On the rest of it, I strongly suggest that you read the Federalist papers which explains the nature of each provision and why it is there.
For example,
You keep insisting on the amendment procedure as political but it takes 2/3rds vote of EACH House of Congress Plus 3/4 vote of both houses in the states legislatures (Nebraska only has one) affirming the amendment (38 states as of today). That is the nature of a republic where even the popular vote cannot take immediate effect (that is also why we do not have national plebiscites on issues). For that reason, very few actually go through because we are not a democracy (the last proposed successful one involved the right of 18 year olds to vote during the 1970's) --the small states get a vote too--not just the masses in California and New York. That is by design to prevent encroachments on rights.
For example, my 4th Amendment right against unreasonable search and seizure is not up for Congress, the executive, and the state legislature, or even the judiciary to abrogate. Any such action, despite majority approval, represents an act of tyranny.
Instead, your thinking in your post more closely resembles the medieval ideas where rights are subject to the ruler's whims. In your case, Democracy would be the ruling whim. The proper term for that is privileges which are established by law and may be set aside by another ordinary law.

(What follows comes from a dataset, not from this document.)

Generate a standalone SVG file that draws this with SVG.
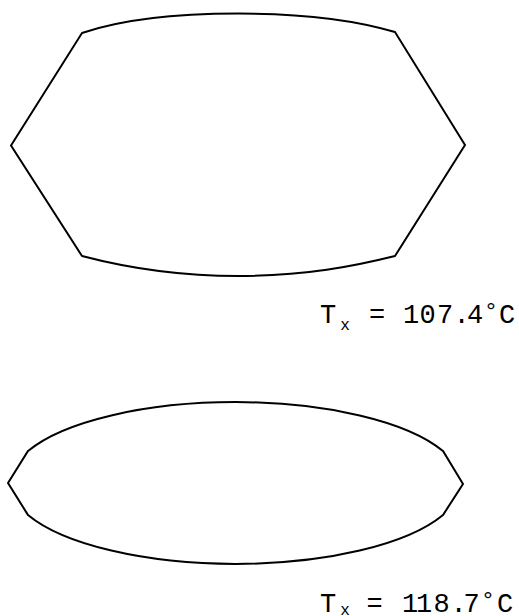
<svg xmlns="http://www.w3.org/2000/svg" width="519" height="616" viewBox="0 0 519 616">
<style>
.shape{fill:none;stroke:#000;stroke-width:2;stroke-linejoin:miter}
.lbl{font-family:"Liberation Mono","DejaVu Sans Mono",monospace;font-size:27px;fill:#000;text-anchor:middle}
.sub{font-family:"Liberation Mono","DejaVu Sans Mono",monospace;font-size:16px;fill:#000;text-anchor:middle}
.deg{font-family:"Liberation Mono","DejaVu Sans Mono",monospace;font-size:24px;fill:#000;text-anchor:middle}
</style>
<rect width="519" height="616" fill="#fff"/>
<g id="shape1">
<path class="shape" d="M11,145.5 L82,33 C120,20 170,13.5 238,13.5 C305,13.5 355,20 395,32 L465,145 L395,256 C355,266 305,276 238,276 C170,276 120,266 82,256 Z"/>
</g>
<g id="label1">
<text class="lbl" x="328" y="323">T</text>
<text class="sub" x="345" y="330">x</text>
<text class="lbl" x="377" y="323">=</text>
<text class="lbl" x="411 427.5 445 461.5 475" y="323">107.4</text>
<text class="deg" x="491" y="319">°</text>
<text class="lbl" x="507" y="323">C</text>
</g>
<g id="shape2">
<path class="shape" d="M8,483 L28,451 A226,81 0 0 1 443,451 L463,484 L443,515 A226,81 0 0 1 28,515 Z"/>
</g>
<g id="label2">
<text class="lbl" x="328" y="612">T</text>
<text class="sub" x="345" y="615">x</text>
<text class="lbl" x="374.5" y="612">=</text>
<text class="lbl" x="410 424 441.5 458.5 471.5" y="612">118.7</text>
<text class="deg" x="488" y="608">°</text>
<text class="lbl" x="505" y="612">C</text>
</g>
</svg>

There is a reason the Brits rose up against King John and forced a Magna Carta that rejected the idea of rights being dependent on the rulers down his throat at swordpoint and had to reiterate it with various kings until the Glorious Revolution settled the issue in 1688 (as much as anything can be settled).
As a practical matter, I personally find bump stocks and even binary triggers as rather stupid ways of converting ammunition into empty brass. I also believe that these are designed on purpose to circumvent the NFA. On a purely personal note on constitutional law, I believe our current commerce clause jurisprudence to be a mess and an affront to the 10th Amendment and the idea that you can achieve (as did the NFA) the same results by using the taxing power of the government, I find to be a stretch. Recognizing, absent some cataclysm, that neither are likely to change in the near future at the Supreme Court, then the question becomes exactly what is a "machine gun" which is banned by current statute absent NFA registration (which under current law is impossible--thanks Rep. Hughes). Once again, because the Supreme Court is NOT going to overturn the NFA (see stare decisis) in the near future, then as a practical matter, constitutional challenges to the NFA and subsequent statutes won't get anywhere. That leaves whether or not the ATF's actions are a reasonable interpretation of its authority under firearms laws to restrict "machine guns". My prediction is that the courts will go along with that.
However, the massive numbers of these outlawed may result in a successful 5th Amendment challenge that could either grandfather these into legal existence through judicial fiat or force Congress to address the issue.